A contingent of Princetonians led by Clark Gesner '60 (who penned the popular off-Broadway musical "You're A Good Man, Charlie Brown") watched the revival of F. Scott Fitzgerald's 1914 Triangle Production of "Fie! Fie! Fi Fi!" at Catholic University on Saturday, January 31, 1998.
As a former member of Triangle, I can tell you there is no doubt that the voices on Saturday were uniformly better throughout this cast than in any I was in. But no kickline!
Each year, Catholic University stages a revival of an old production. Ellwood Annaheim, the Stage Director, adhered closely to the original Triangle tenets. He and the entire cast should be congratulated on a captivating production in an intimate theater.
It was, as usual, difficult to pick the "stars" in a typical Triangle ensemble cast. "Clover Blossom," the homely spinster betrothed to "Freddie," the handsome and highly eligible bachelor in town, carried the tradition of the Triangle Femme Fatale by stealing every scene she/he was in! Celeste was given — through rewrites of the original script by the Triangle president (who then portrayed Celeste) — some of the best lines, including "Are you a larger fool than you look or do you look a larger fool than you are?"

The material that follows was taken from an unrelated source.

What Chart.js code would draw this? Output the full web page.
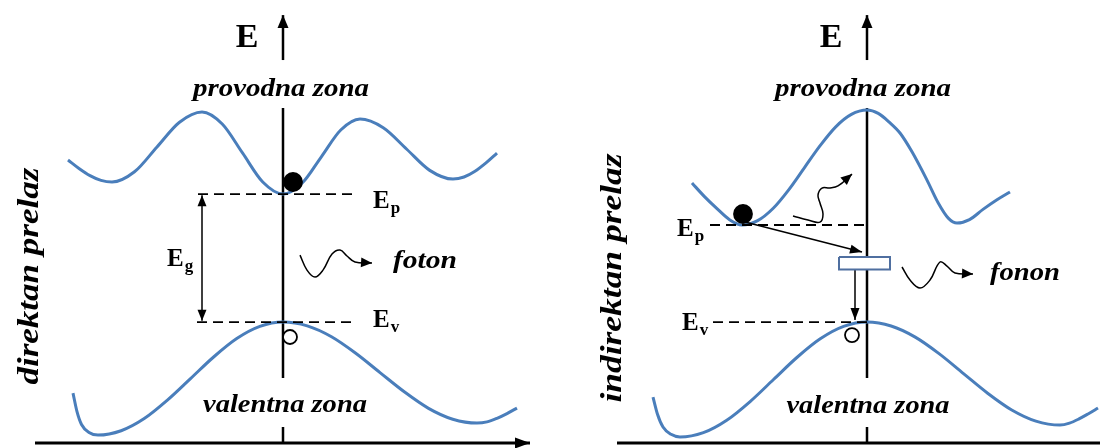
<!DOCTYPE html>
<html>
<head>
<meta charset="utf-8">
<title>Direktan i indirektan prelaz</title>
<script src="https://cdn.jsdelivr.net/npm/chart.js@4.4.1/dist/chart.umd.min.js"></script>
<style>
  html, body { margin: 0; padding: 0; background: #fff; }
  #wrap { display: flex; width: 1100px; height: 448px; }
  canvas { display: block; }
</style>
</head>
<body>
<div id="wrap">
  <canvas id="direct" width="550" height="448"></canvas>
  <canvas id="indirect" width="550" height="448"></canvas>
</div>
<script>
// k = wave vector (relative units), E = energy with E_v = 0

// direct transition panel
const dirCondK = [-0.86, -0.816, -0.772, -0.728, -0.684, -0.594, -0.504, -0.414, -0.324, -0.243, -0.162, -0.081, 0,
  0.077, 0.154, 0.231, 0.308, 0.401, 0.494, 0.587, 0.68, 0.724, 0.768, 0.812, 0.856];
const dirCondE = [1.266, 1.200, 1.144, 1.107, 1.094, 1.174, 1.368, 1.561, 1.641, 1.547, 1.321, 1.094, 1.0,
  1.086, 1.293, 1.500, 1.586, 1.518, 1.352, 1.185, 1.117, 1.133, 1.178, 1.243, 1.32];
const dirValK = [-0.84, -0.824, -0.806, -0.776, -0.74, -0.6475, -0.555, -0.4625, -0.37, -0.2775, -0.185, -0.0925, 0,
  0.097, 0.194, 0.291, 0.388, 0.485, 0.582, 0.679, 0.776, 0.816, 0.856, 0.896, 0.936];
const dirValE = [-0.555, -0.70, -0.80, -0.862, -0.883, -0.849, -0.754, -0.610, -0.442, -0.273, -0.129, -0.034, 0,
  -0.030, -0.115, -0.244, -0.395, -0.545, -0.674, -0.759, -0.789, -0.78, -0.752, -0.715, -0.672];
const photonK = [0.068, 0.096, 0.128, 0.16, 0.196, 0.228, 0.256, 0.288, 0.356];
const photonE = [0.523, 0.406, 0.352, 0.406, 0.531, 0.5625, 0.516, 0.469, 0.461];
const dirEp = 1.0, dirEv = 0;
const dirElectron = [0.04, 1.094];
const dirHole = [0.028, -0.117];

// indirect transition panel
const indCondK = [-0.70, -0.65, -0.60, -0.55, -0.50, -0.4375, -0.375, -0.3125, -0.25, -0.1875, -0.125, -0.0625, 0,
  0.045, 0.09, 0.132, 0.18, 0.24, 0.285, 0.325, 0.36, 0.41, 0.464, 0.52, 0.572];
const indCondE = [1.086, 0.98, 0.886, 0.80, 0.758, 0.792, 0.889, 1.035, 1.207, 1.378, 1.525, 1.622, 1.656,
  1.63, 1.56, 1.477, 1.33, 1.109, 0.93, 0.812, 0.773, 0.80, 0.88, 0.955, 1.016];
const indValK = [-0.856, -0.838, -0.816, -0.784, -0.748, -0.6545, -0.561, -0.4675, -0.374, -0.2805, -0.187, -0.0935, 0,
  0.0965, 0.193, 0.2895, 0.386, 0.4825, 0.579, 0.6755, 0.772, 0.81, 0.848, 0.886, 0.924];
const indValE = [-0.586, -0.72, -0.82, -0.877, -0.898, -0.864, -0.767, -0.621, -0.449, -0.277, -0.131, -0.034, 0,
  -0.031, -0.118, -0.249, -0.403, -0.556, -0.687, -0.774, -0.805, -0.79, -0.757, -0.716, -0.672];
const heatK = [-0.296, -0.236, -0.188, -0.176, -0.188, -0.196, -0.18, -0.148, -0.116, -0.06];
const heatE = [0.828, 0.797, 0.781, 0.844, 0.930, 0.992, 1.047, 1.047, 1.063, 1.156];
const phononK = [0.14, 0.172, 0.212, 0.252, 0.292, 0.32, 0.352, 0.424];
const phononE = [0.430, 0.328, 0.266, 0.328, 0.469, 0.4375, 0.383, 0.375];
const indEp = 0.758, indEv = 0;
const indElectron = [-0.496, 0.844];
const indHole = [-0.06, -0.102];
const trapK = [-0.112, 0.092];
const trapE = [0.410, 0.508];

const BAND = '#4a7ebb';
const BOLD25 = 'bold 25px "Liberation Serif"';
const BOLD34 = 'bold 34px "Liberation Serif"';
const IT25 = 'italic bold 25px "Liberation Serif"';
const IT30 = 'italic bold 30px "Liberation Serif"';

const xy = (ks, es) => ks.map((k, i) => ({ x: k, y: es[i] }));

function band(ks, es) {
  return { data: xy(ks, es), showLine: true, pointRadius: 0, borderColor: BAND, borderWidth: 3,
    cubicInterpolationMode: 'monotone', order: 9 };
}

function segment(points, extra) {
  return Object.assign({ data: points, showLine: true, pointRadius: 0, borderColor: '#000',
    borderWidth: 1.5, tension: 0, order: 6 }, extra);
}

function wiggle(ks, es) {
  return { data: xy(ks, es), showLine: true, pointRadius: 0, borderColor: '#000', borderWidth: 1.5,
    tension: 0.4, order: 5, arrowEnd: true, headLen: 11, headW: 10 };
}

function dot(p, filled, r) {
  return { data: [{ x: p[0], y: p[1] }], showLine: false, pointRadius: r,
    pointBackgroundColor: filled ? '#000' : '#fff', pointBorderColor: '#000', pointBorderWidth: 1.8, order: 1 };
}

// energy axis, stub under the valence label and the k axis
function axes(kFrom, kTo, arrow) {
  const thick = { borderWidth: 2.5, order: 10 };
  return [
    segment([{ x: 0, y: 1.672 }, { x: 0, y: -0.4375 }], thick),
    segment([{ x: 0, y: -0.82 }, { x: 0, y: -0.945 }], thick),
    segment([{ x: kFrom, y: -0.945 }, { x: kTo, y: -0.945 }],
      Object.assign({ arrowEnd: arrow, headLen: 15, headW: 11 }, thick, { borderWidth: 2.8 })),
    segment([{ x: 0, y: 2.047 }, { x: 0, y: 2.398 }],
      Object.assign({ arrowEnd: true, headLen: 13, headW: 11 }, thick))
  ];
}

function level(k0, k1, e) {
  return segment([{ x: k0, y: e }, { x: k1, y: e }], { borderDash: [10, 6], borderWidth: 1.8, order: 8 });
}

function drawHead(ctx, from, to, len, w, color) {
  const a = Math.atan2(to.y - from.y, to.x - from.x);
  const bx = to.x - len * Math.cos(a), by = to.y - len * Math.sin(a);
  ctx.save();
  ctx.fillStyle = color;
  ctx.beginPath();
  ctx.moveTo(to.x, to.y);
  ctx.lineTo(bx + (w / 2) * Math.sin(a), by - (w / 2) * Math.cos(a));
  ctx.lineTo(bx - (w / 2) * Math.sin(a), by + (w / 2) * Math.cos(a));
  ctx.closePath();
  ctx.fill();
  ctx.restore();
}

function drawLabel(ctx, x, y, lab) {
  ctx.save();
  ctx.translate(x, y);
  if (lab.rotate) ctx.rotate(-Math.PI / 2);
  ctx.font = lab.font;
  ctx.fillStyle = '#000';
  ctx.textBaseline = lab.baseline || 'alphabetic';
  ctx.textAlign = lab.align || 'left';
  const w = ctx.measureText(lab.text).width;
  if (lab.width) ctx.scale(lab.width / w, 1);
  ctx.fillText(lab.text, 0, 0);
  if (lab.sub) {
    ctx.font = 'bold 17px "Liberation Serif"';
    ctx.textAlign = 'left';
    ctx.fillText(lab.sub, w + 1, 5);
  }
  ctx.restore();
}

const bandDecor = {
  id: 'bandDecor',
  afterDatasetsDraw(chart) {
    const ctx = chart.ctx;
    chart.data.datasets.forEach((ds, i) => {
      const pts = chart.getDatasetMeta(i).data;
      const n = pts.length;
      if (ds.arrowEnd) drawHead(ctx, pts[n - 2], pts[n - 1], ds.headLen, ds.headW, ds.borderColor);
      if (ds.arrowStart) drawHead(ctx, pts[1], pts[0], ds.headLen, ds.headW, ds.borderColor);
    });
  },
  afterDraw(chart, args, opts) {
    const xs = chart.scales.x, ys = chart.scales.y;
    (opts.labels || []).forEach(lab => {
      drawLabel(chart.ctx, xs.getPixelForValue(lab.k), ys.getPixelForValue(lab.E), lab);
    });
  }
};

function makeChart(id, kMin, kMax, datasets, labels) {
  return new Chart(document.getElementById(id), {
    type: 'scatter',
    data: { datasets },
    plugins: [bandDecor],
    options: {
      responsive: false,
      animation: false,
      events: [],
      layout: { autoPadding: false, padding: 0 },
      scales: {
        x: { type: 'linear', min: kMin, max: kMax, display: false },
        y: { type: 'linear', min: -0.984, max: 2.516, display: false }
      },
      plugins: {
        legend: { display: false },
        tooltip: { enabled: false },
        bandDecor: { labels }
      }
    }
  });
}

makeChart('direct', -1.132, 1.068, [
  ...axes(-0.992, 0.988, true),
  band(dirCondK, dirCondE),
  band(dirValK, dirValE),
  level(-0.34, 0.28, dirEp),
  level(-0.344, 0.276, dirEv),
  segment([{ x: -0.324, y: dirEp - 0.01 }, { x: -0.324, y: dirEv + 0.01 }],
    { arrowEnd: true, arrowStart: true, headLen: 11, headW: 9 }),
  wiggle(photonK, photonE),
  dot(dirHole, false, 7),
  dot(dirElectron, true, 9)
], [
  { text: 'E', k: -0.144, E: 2.148, font: BOLD34, align: 'center' },
  { text: 'provodna zona', k: -0.008, E: 1.766, font: IT25, align: 'center', width: 176 },
  { text: 'valentna zona', k: 0.008, E: -0.703, font: IT25, align: 'center', width: 164 },
  { text: 'foton', k: 0.44, E: 0.422, font: IT25, width: 64 },
  { text: 'E', sub: 'p', k: 0.36, E: 0.891, font: BOLD25 },
  { text: 'E', sub: 'v', k: 0.36, E: -0.039, font: BOLD25 },
  { text: 'E', sub: 'g', k: -0.464, E: 0.4375, font: BOLD25 },
  { text: 'direktan prelaz', k: -1.012, E: 0.359, font: IT30, align: 'center', baseline: 'middle', rotate: true, width: 217 }
]);

makeChart('indirect', -1.268, 0.932, [
  ...axes(-1.0, 0.932, false),
  band(indCondK, indCondE),
  band(indValK, indValE),
  level(-0.628, 0, indEp),
  level(-0.616, 0, indEv),
  segment([{ x: -0.488, y: 0.781 }, { x: -0.02, y: 0.547 }], { arrowEnd: true, headLen: 12, headW: 9 }),
  segment([{ x: -0.048, y: trapE[0] }, { x: -0.048, y: 0.016 }], { arrowEnd: true, headLen: 12, headW: 9 }),
  segment(xy([trapK[0], trapK[1], trapK[1], trapK[0], trapK[0]], [trapE[1], trapE[1], trapE[0], trapE[0], trapE[1]]),
    { borderColor: '#4f6fa0', borderWidth: 2, backgroundColor: '#fff', fill: 'shape', order: 3 }),
  wiggle(heatK, heatE),
  wiggle(phononK, phononE),
  dot(indHole, false, 7),
  dot(indElectron, true, 9)
], [
  { text: 'E', k: -0.144, E: 2.148, font: BOLD34, align: 'center' },
  { text: 'provodna zona', k: -0.016, E: 1.766, font: IT25, align: 'center', width: 176 },
  { text: 'valentna zona', k: 0.004, E: -0.711, font: IT25, align: 'center', width: 163 },
  { text: 'fonon', k: 0.492, E: 0.328, font: IT25, width: 70 },
  { text: 'E', sub: 'p', k: -0.76, E: 0.672, font: BOLD25 },
  { text: 'E', sub: 'v', k: -0.74, E: -0.0625, font: BOLD25 },
  { text: 'indirektan prelaz', k: -1.016, E: 0.344, font: IT30, align: 'center', baseline: 'middle', rotate: true, width: 249 }
]);
</script>
</body>
</html>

Fitzgerald's script was timely and is timeless. It was surprising to hear lines referring to contemporaneous issues such as vivisection. Perhaps lab sciences were required in 1914 much like in the current curriculum.
It is particularly easy for a former Triangle to wax nostalgic about the production, which captured and probably exceeded the original production in consistent quality. But where oh where was the kickline?